# start of Source data
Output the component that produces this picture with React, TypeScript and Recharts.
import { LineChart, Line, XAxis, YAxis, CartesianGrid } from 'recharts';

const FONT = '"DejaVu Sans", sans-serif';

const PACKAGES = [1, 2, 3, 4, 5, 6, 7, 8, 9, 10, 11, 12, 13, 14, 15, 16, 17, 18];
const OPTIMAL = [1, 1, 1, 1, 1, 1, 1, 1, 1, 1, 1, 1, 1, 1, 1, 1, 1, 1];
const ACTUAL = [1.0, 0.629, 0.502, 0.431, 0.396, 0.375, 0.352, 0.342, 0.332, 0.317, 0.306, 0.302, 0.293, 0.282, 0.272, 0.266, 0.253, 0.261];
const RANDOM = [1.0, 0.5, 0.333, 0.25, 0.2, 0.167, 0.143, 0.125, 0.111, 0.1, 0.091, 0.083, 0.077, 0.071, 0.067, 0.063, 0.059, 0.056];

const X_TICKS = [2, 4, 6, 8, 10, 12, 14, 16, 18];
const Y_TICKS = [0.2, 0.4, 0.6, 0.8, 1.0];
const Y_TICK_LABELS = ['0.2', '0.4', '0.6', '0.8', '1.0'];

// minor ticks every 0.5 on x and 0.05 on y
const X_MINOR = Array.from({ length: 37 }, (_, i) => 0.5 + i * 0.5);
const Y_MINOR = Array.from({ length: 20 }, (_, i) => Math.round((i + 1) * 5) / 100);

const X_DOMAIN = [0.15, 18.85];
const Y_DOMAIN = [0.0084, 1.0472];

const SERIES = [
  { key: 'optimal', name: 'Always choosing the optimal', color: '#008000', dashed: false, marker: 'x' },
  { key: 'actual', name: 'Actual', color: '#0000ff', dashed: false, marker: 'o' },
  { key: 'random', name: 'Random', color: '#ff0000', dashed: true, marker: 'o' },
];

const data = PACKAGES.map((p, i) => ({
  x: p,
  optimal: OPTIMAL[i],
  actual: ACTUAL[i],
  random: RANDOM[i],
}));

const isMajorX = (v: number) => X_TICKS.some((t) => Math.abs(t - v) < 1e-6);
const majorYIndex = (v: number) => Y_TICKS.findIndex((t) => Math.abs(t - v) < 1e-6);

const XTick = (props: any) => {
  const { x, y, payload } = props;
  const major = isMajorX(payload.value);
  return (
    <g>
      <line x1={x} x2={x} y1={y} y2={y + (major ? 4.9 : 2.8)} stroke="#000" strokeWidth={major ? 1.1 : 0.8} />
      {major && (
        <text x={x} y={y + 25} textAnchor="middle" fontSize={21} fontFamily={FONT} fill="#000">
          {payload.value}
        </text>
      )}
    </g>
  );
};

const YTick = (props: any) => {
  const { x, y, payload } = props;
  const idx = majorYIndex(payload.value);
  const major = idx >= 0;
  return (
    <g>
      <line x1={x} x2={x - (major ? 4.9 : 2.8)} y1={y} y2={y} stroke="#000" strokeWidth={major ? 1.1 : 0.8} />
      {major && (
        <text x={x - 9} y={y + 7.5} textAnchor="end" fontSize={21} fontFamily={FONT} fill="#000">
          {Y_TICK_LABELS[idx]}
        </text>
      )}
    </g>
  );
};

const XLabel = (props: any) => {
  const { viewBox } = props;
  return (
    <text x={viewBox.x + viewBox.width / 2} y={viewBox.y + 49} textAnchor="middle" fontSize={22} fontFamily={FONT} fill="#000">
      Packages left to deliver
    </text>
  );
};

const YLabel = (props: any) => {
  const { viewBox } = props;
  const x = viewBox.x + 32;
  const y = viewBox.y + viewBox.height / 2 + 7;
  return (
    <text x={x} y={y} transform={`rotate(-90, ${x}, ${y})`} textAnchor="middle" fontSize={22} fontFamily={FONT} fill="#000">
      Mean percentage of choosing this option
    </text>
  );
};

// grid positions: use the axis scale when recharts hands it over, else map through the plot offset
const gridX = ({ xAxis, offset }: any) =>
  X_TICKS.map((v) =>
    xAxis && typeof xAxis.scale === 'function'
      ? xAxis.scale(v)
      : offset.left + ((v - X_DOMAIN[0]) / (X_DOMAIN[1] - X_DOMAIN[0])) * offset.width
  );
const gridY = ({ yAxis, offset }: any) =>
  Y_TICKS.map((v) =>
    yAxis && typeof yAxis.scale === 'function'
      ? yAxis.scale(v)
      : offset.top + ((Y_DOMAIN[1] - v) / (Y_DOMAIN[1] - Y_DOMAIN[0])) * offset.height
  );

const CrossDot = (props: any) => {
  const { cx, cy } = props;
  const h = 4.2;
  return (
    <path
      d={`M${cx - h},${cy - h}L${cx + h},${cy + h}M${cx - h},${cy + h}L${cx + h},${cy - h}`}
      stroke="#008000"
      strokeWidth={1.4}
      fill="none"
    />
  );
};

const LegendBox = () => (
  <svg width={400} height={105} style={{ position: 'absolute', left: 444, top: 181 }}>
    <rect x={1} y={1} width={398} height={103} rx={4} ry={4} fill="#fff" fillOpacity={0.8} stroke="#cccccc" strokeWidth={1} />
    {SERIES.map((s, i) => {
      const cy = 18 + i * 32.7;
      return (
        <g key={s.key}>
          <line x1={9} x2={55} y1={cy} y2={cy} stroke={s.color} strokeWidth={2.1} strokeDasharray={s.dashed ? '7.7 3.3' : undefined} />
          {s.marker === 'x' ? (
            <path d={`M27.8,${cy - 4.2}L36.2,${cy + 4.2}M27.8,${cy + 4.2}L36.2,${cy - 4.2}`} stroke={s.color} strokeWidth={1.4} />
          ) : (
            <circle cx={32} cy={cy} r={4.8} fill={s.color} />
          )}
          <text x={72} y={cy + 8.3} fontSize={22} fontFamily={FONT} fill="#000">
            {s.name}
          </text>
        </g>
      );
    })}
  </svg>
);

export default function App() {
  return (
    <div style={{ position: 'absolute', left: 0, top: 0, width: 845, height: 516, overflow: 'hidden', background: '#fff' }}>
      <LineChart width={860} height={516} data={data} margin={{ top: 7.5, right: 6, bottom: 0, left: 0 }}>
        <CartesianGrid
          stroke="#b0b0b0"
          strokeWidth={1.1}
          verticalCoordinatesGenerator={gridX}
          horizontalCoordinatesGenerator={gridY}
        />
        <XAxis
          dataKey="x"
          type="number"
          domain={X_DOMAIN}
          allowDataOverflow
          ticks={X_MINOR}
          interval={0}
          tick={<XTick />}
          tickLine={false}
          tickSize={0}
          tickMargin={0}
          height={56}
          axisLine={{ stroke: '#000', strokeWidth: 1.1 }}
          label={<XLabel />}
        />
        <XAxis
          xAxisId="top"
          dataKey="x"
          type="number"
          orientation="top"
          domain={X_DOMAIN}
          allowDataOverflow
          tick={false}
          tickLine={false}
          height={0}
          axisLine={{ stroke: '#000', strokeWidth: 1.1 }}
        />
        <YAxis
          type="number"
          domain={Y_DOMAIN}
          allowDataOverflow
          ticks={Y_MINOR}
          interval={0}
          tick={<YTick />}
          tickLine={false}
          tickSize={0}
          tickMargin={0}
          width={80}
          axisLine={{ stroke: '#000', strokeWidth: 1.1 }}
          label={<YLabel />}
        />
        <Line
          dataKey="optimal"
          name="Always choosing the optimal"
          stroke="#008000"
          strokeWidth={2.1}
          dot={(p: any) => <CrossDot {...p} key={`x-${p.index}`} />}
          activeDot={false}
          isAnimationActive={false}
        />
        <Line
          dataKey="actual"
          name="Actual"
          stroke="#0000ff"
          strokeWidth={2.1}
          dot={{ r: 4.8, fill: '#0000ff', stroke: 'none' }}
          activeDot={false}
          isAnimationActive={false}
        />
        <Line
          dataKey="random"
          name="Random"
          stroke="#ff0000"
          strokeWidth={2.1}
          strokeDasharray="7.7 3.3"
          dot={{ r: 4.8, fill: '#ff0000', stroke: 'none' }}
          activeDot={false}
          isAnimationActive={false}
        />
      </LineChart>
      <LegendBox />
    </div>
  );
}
# end of Source data
Your output must be the lines of the material above, from the first through the line that contains "const Y_TICK_LABELS = ['0.2', '0.4', '0.6', '0.8', '1.0'];", copied exactly. Include both endpoints and nothing else.

Output the component that produces this picture with React, TypeScript and Recharts.
import { LineChart, Line, XAxis, YAxis, CartesianGrid } from 'recharts';

const FONT = '"DejaVu Sans", sans-serif';

const PACKAGES = [1, 2, 3, 4, 5, 6, 7, 8, 9, 10, 11, 12, 13, 14, 15, 16, 17, 18];
const OPTIMAL = [1, 1, 1, 1, 1, 1, 1, 1, 1, 1, 1, 1, 1, 1, 1, 1, 1, 1];
const ACTUAL = [1.0, 0.629, 0.502, 0.431, 0.396, 0.375, 0.352, 0.342, 0.332, 0.317, 0.306, 0.302, 0.293, 0.282, 0.272, 0.266, 0.253, 0.261];
const RANDOM = [1.0, 0.5, 0.333, 0.25, 0.2, 0.167, 0.143, 0.125, 0.111, 0.1, 0.091, 0.083, 0.077, 0.071, 0.067, 0.063, 0.059, 0.056];

const X_TICKS = [2, 4, 6, 8, 10, 12, 14, 16, 18];
const Y_TICKS = [0.2, 0.4, 0.6, 0.8, 1.0];
const Y_TICK_LABELS = ['0.2', '0.4', '0.6', '0.8', '1.0'];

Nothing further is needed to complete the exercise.